Part of the challenge in adding restrooms along the river is money. The section of the river by Clifton and the nearby town of Duncan is managed by the county, and Phil Ronnerud, county engineer for Greenlee, said that funds are tight.
“When you compete with everything else in government, this isn’t one of the things that rises to the top,” Ronnerud said.
Nevertheless, the county, in conjunction with ADEQ and the Gila Watershed Partnership, is working on two pairs of public bathrooms along the river that Ronnerud hopes will improve the quality of the water.
“From the stuff left on the ground by the river, it was obvious what we needed,” he said.
Ronnerud said that sites where restrooms could be added along the river were limited due to land north of town being privately owned.
The San Francisco River represents an opportunity for a county that is often marginalized. Greenlee County is far from the population centers of Phoenix and Tucson, and the river primarily provides a small-scale recreation area for locals, rather than an attraction for visitors around the state.
“This is the miracle of Greenlee County,” Mendelsohn said. “The places are just drop-dead gorgeous, and very often there’s no one else there.”
However, there are signs that this is slowly changing.
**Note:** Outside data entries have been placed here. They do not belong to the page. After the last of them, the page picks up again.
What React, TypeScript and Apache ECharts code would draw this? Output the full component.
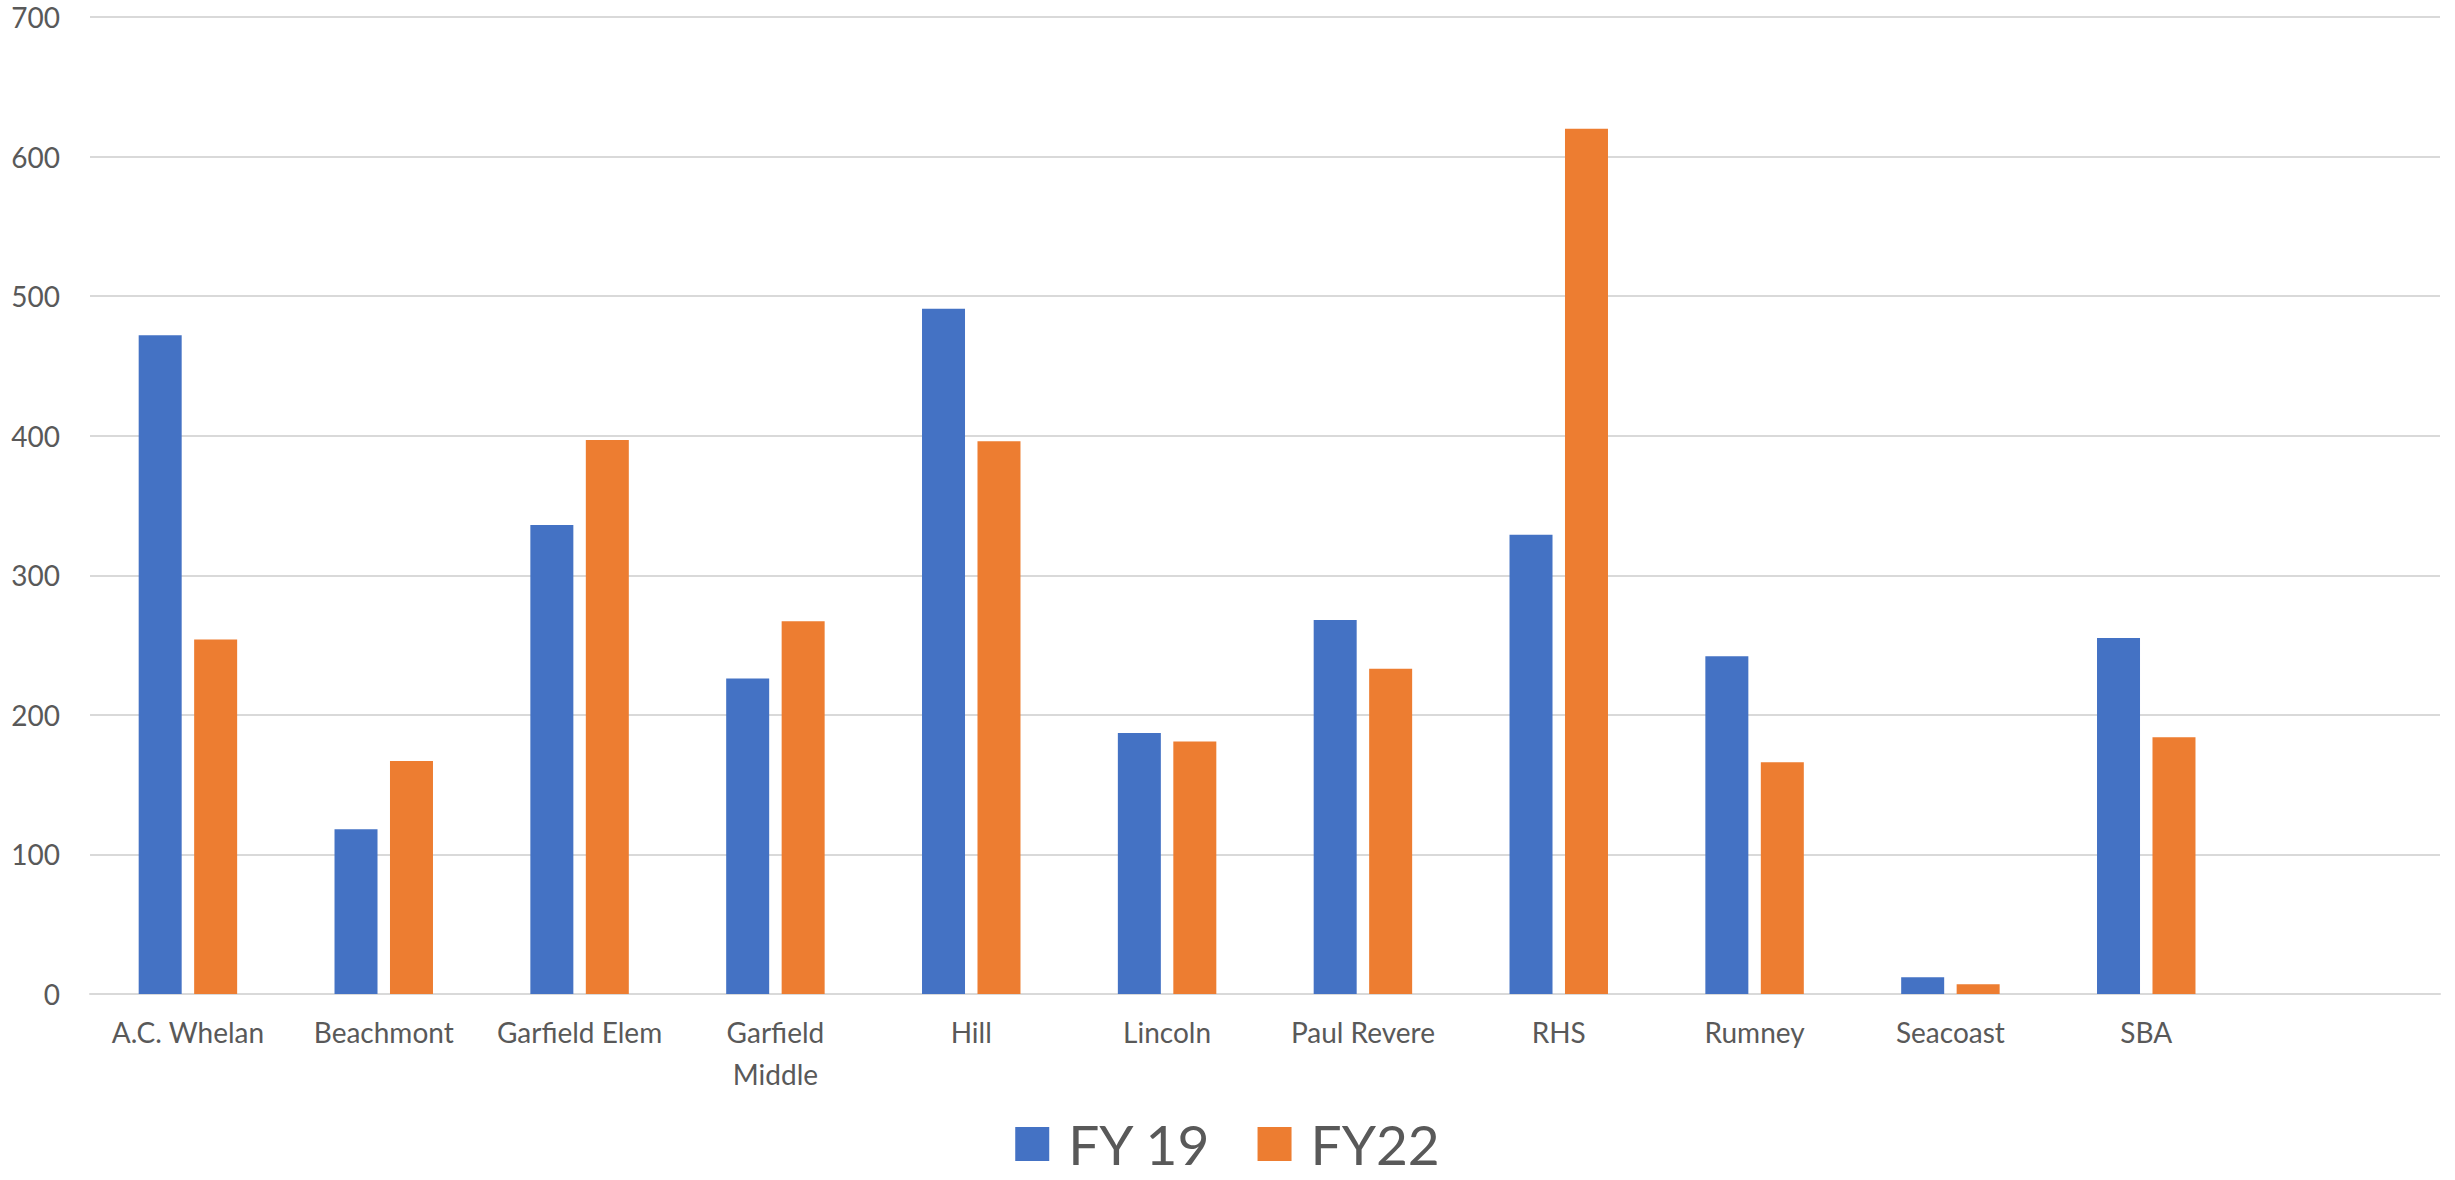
import React, { useEffect, useRef } from "react";
import * as echarts from "echarts";

const categories = [
  "A.C. Whelan",
  "Beachmont",
  "Garfield Elem",
  "Garfield Middle",
  "Hill",
  "Lincoln",
  "Paul Revere",
  "RHS",
  "Rumney",
  "Seacoast",
  "SBA",
  "",
];
const fy19 = [472, 118, 336, 226, 491, 187, 268, 329, 242, 12, 255, null];
const fy22 = [254, 167, 397, 267, 396, 181, 233, 620, 166, 7, 184, null];
const seriesNames = ["FY 19", "FY22"];
const yTicks = { min: 0, max: 700, interval: 100 };

export default function App() {
  const ref = useRef<HTMLDivElement>(null);
  useEffect(() => {
    if (!ref.current) return;
    const chart = echarts.init(ref.current, undefined, { renderer: "svg" });
    const font = "Lato, 'Open Sans', sans-serif";
    chart.setOption({
      animation: false,
      backgroundColor: "#ffffff",
      textStyle: { fontFamily: font },
      grid: { left: 90, right: 15, top: 17, bottom: 186, containLabel: false },
      legend: {
        data: seriesNames,
        left: "center",
        top: 1116,
        padding: 0,
        itemWidth: 34,
        itemHeight: 34,
        itemGap: 46,
        icon: "rect",
        textStyle: {
          fontFamily: font,
          fontSize: 55,
          color: "#595959",
          padding: [0, 0, 0, 14],
          lineHeight: 56,
        },
      },
      xAxis: {
        type: "category",
        data: categories,
        axisLine: { show: true, lineStyle: { color: "#D9D9D9", width: 2 } },
        axisTick: { show: false },
        axisLabel: {
          color: "#595959",
          fontSize: 28,
          fontFamily: font,
          margin: 17,
          lineHeight: 42,
          interval: 0,
          formatter: (v: string) => (v === "Garfield Middle" ? "Garfield\nMiddle" : v),
        },
      },
      yAxis: {
        type: "value",
        min: yTicks.min,
        max: yTicks.max,
        interval: yTicks.interval,
        axisLine: { show: false },
        axisTick: { show: false },
        axisLabel: { color: "#595959", fontSize: 28, fontFamily: font, margin: 30 },
        splitLine: { lineStyle: { color: "#D9D9D9", width: 2 } },
      },
      series: [
        {
          name: seriesNames[0],
          type: "bar",
          data: fy19,
          barWidth: 43,
          barGap: "29%",
          itemStyle: { color: "#4472C4" },
        },
        {
          name: seriesNames[1],
          type: "bar",
          data: fy22,
          barWidth: 43,
          barGap: "29%",
          itemStyle: { color: "#ED7D31" },
        },
      ],
    });
    return () => chart.dispose();
  }, []);
  return (
    <div
      ref={ref}
      style={{ position: "fixed", left: 0, top: 0, width: "2455px", height: "1180px" }}
    />
  );
}
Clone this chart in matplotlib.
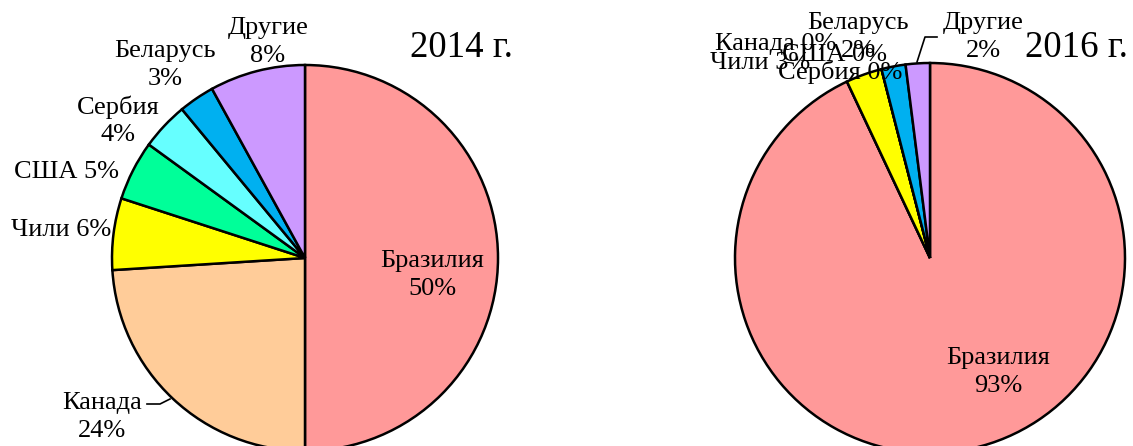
import matplotlib
matplotlib.use("Agg")
import matplotlib.pyplot as plt

countries = ["Бразилия", "Канада", "Чили", "США", "Сербия", "Беларусь", "Другие"]
shares_2014 = [50, 24, 6, 5, 4, 3, 8]
shares_2016 = [93, 0, 3, 0, 0, 2, 2]
colors = ["#FF9999", "#FFCC99", "#FFFF00", "#00FF99", "#66FFFF", "#00B0F0", "#CC99FF"]

plt.rcParams['font.family'] = ['Liberation Serif', 'DejaVu Serif']
label_size = 19
title_size = 26.5

W, H = 1133, 446
fig = plt.figure(figsize=(W / 100, H / 100), dpi=100)
ax = fig.add_axes([0, 0, 1, 1])


def draw_pie(values, cx, cy, r):
    # y axis is inverted later, so counterclock=True ends up clockwise on screen
    ax.pie(values, colors=colors, startangle=-90, counterclock=True,
           center=(cx, cy), radius=r, normalize=True,
           wedgeprops=dict(edgecolor='black', linewidth=1.8))


def label(text, x, y, **kw):
    ax.text(x, y, text, ha='center', va='center', fontsize=label_size,
            linespacing=1.3, **kw)


# 2014
draw_pie(shares_2014, 305, 258, 193)
ax.text(461, 48, "2014 г.", ha='center', va='center', fontsize=title_size)
label(f"{countries[0]}\n{shares_2014[0]}%", 432, 275)
label(f"{countries[1]}\n{shares_2014[1]}%", 102, 417)
ax.plot([147, 160, 170], [404, 404, 399], color='black', lw=1.2)
label(f"{countries[2]} {shares_2014[2]}%", 61, 230)
label(f"{countries[3]} {shares_2014[3]}%", 66, 172)
label(f"{countries[4]}\n{shares_2014[4]}%", 118, 121)
label(f"{countries[5]}\n{shares_2014[5]}%", 165, 65)
label(f"{countries[6]}\n{shares_2014[6]}%", 268, 42)

# 2016
draw_pie(shares_2016, 930, 258, 195)
ax.text(1076, 48, "2016 г.", ha='center', va='center', fontsize=title_size)
label(f"{countries[0]}\n{shares_2016[0]}%", 998, 372)
label(f"{countries[1]} {shares_2016[1]}%", 776, 44)
label(f"{countries[2]} {shares_2016[2]}%", 760, 63)
label(f"{countries[3]} {shares_2016[3]}%", 835, 55)
label(f"{countries[4]} {shares_2016[4]}%", 840, 72)
label(f"{countries[5]}\n{shares_2016[5]}%", 858, 37)
label(f"{countries[6]}\n{shares_2016[6]}%", 983, 37)
ax.plot([917, 925, 937], [62, 37, 37], color='black', lw=1.2)

ax.set_xlim(0, W)
ax.set_ylim(H, 0)
ax.set_aspect('auto')
ax.axis('off')

fig.savefig("out.png", dpi=100)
For a county – the least populous in Arizona – that has historically relied on copper mining as its chief economic driver, drawing tourists to the San Francisco River has become a priority.
“The watershed, particularly the San Francisco River, has potential to help stabilize the local economy through thoughtfully developed tourism and better managed recreation,” Mendelsohn’s report reads.
Steve Eady, executive director of the Gila Watershed Partnership, said the community has invested in birding trails in order to better appeal to birdwatchers across the Southwest.
“Residents around Greenlee County go out to the river on weekends and fish and camp,” Eady said. “We would like to see that sort of thing happen outside the community.”
The San Francisco River still faces challenges. In addition to the E. coli issue, Eady said that the area has a large population of non-native tamarisks, also known as salt cedar, which crowd out native plants.
The Gila Watershed Partnership is working on a five-year plan to remove the tamarisks.
Until then, the bathrooms, which Ronnerud estimates will be completed within the next two months, should make the river more user friendly for visitors and community members alike.
“I envision it as an asset to the community, where it meets multiple purposes in the community,” he said. “Not only for wildlife, but for people too, because people need those spaces.”